Additional Lender Requirements

The lender will require that the majority of the property’s operating expenses, including the mortgage payments and property taxes, are covered by legal income. If the property income does not fulfill the operating expenses, you will need to show proof that you can personally cover any financial shortfalls.

You’ll also need to understand how cash flow works. This term represents the total rental income minus all allowable expenses such as mortgage interest, maintenance, potential vacancies and property taxes. In many instances, the rental income will be exceeded by the expenses and create a monthly negative cash flow. A negative cash flow allows an investor to reduce their income tax since it can be deducted from earned income.

How Much Is Required For A Down Payment?

The traditional benchmark is a minimum of 20% of the purchase price. You will have to show proof that the 20% hasn't been borrowed, as well. This condition is often satisfied by showing the money has been in your bank account for more than 90 days prior to the due date of the down payment. It can, however, come from the sale of another property, but you will need to provide the purchase of sale agreement to prove how much money was made from the sale.

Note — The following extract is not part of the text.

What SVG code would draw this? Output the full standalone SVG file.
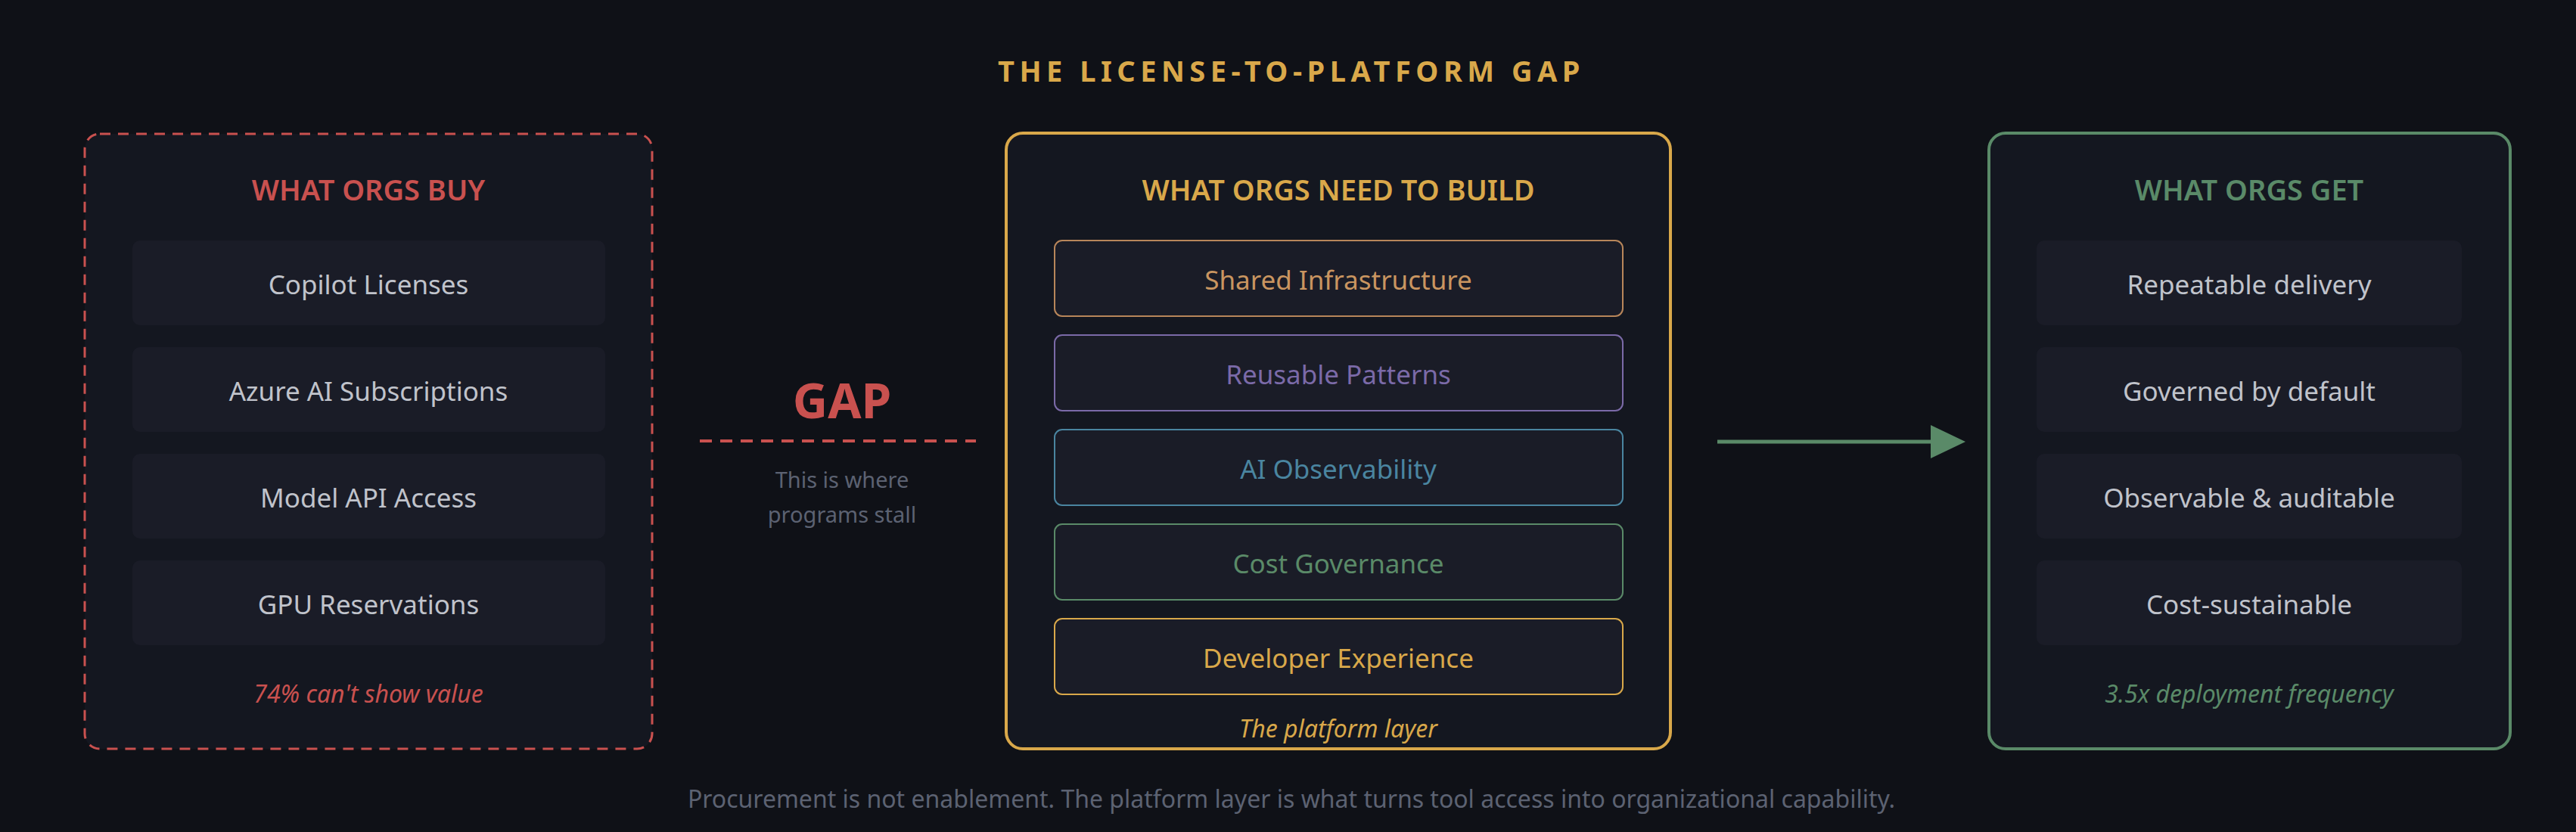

In addition to the down payment, the lender might want proof of closing costs being covered, usually a minimum of 1.5% of the purchase price. If you already own other properties, the lender will want to see property tax and mortgage statements and lease agreements for any rented units. If the properties have a negative cash flow, you’ll need to provide proof that you will be able to personally cover monthly expenses.

Construction Mortgages

When you're considering an investment property, you might decide that it would be better to build one. If you fail to find somewhere which really lives up to your expectations, this might be a viable option for you. If this is the case, you will need to learn about construction mortgages.

The two popular types of construction mortgages are the completion mortgage and the progress draw mortgage.

Completion Mortgage

This is a standard mortgage that gets paid out after the home is built. Once construction is complete and the closing date has been determined, funds will be transferred or paid out just as they would in a home purchase. This type of mortgage is used when purchase pre-constructed or quick-close homes or ones currently under construction by the builder.

Progress Draw Mortgage

A progress draw mortgage is not available in all areas, but makes the process much smoother where it is available, as funds are released throughout the construction process. With this type of mortgage, the lender will release funds during the completion of each pre-determined phase of completion. Traditionally, these are at intervals of 35%, 65% and 100% completion.

It Takes More Than Money!

It's hugely important to have a great support system in place. It can be taxing jumping into a real estate investment on your own, especially if it's your first time venturing down this road. It makes sense to have the support of those who really know what they are doing. With the right realtors, contractors and mortgage brokers, you can feel more optimistic about the success of your investment.

It's important to have a strong entrepreneurial spirit, which so often sets apart those who succeed and those who don't. Happy hunting on your perfect investment property!